Are you are looking ahead to expand or buy new equipment and thinking about getting a loan for your company at some point in the future?  Do you spend much time on social media?  Use social media to grow your brand?  Use social media to take a picture of what you had for breakfast?  You may never think that your social media activity could one day have an effect on your ability to get a loan, but it might.  Lenders and credit bureaus are looking more and more at potential borrowers’ social media activity as part of their credit decisions.

I’m talking here about business credit, not personal.  There are still questions about the legality of using personal social media posts in making credit decisions, but one major credit reporting agency has already dipped its toe into the water.  If at some point in the future looking at peoples’ personal social media posts become legal for companies such as banks, it is going to open a dramatic new look into your personality online, and may be opening a very large can of worms depending on what you do when you’re online.

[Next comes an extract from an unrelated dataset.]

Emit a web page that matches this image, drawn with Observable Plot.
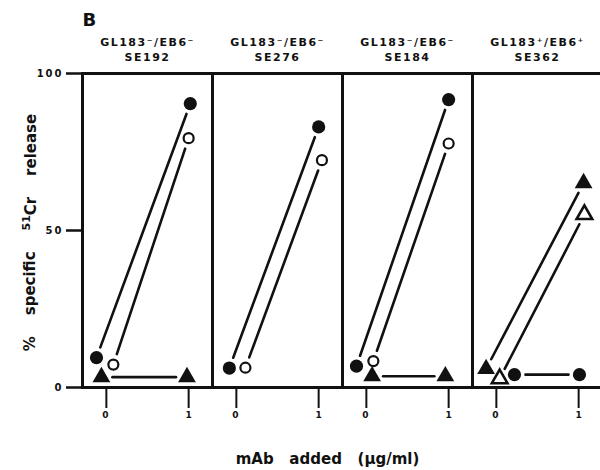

Getting back to your business, your business presence online could be a problem, or it could an asset. Think how many people turn to social media and other sources for things like reviews – for example, what you liked about what you had for breakfast; but they also look for companies to do business with that they can trust.  Your behavior online can be a tremendous benefit to your company and your brand.  The more positive attention you attract to your company and your products or services on social media the stronger your chances could be of a favorable opinion of your company by a lender at some point in the future.  Like it or not, your social media profile is going to become a more widespread data point in your business activities.  It is already being widely used in things like hiring decisions where, as far as I know, the legality of it has not been seriously challenged.  But it’s coming.  Where do you fit in?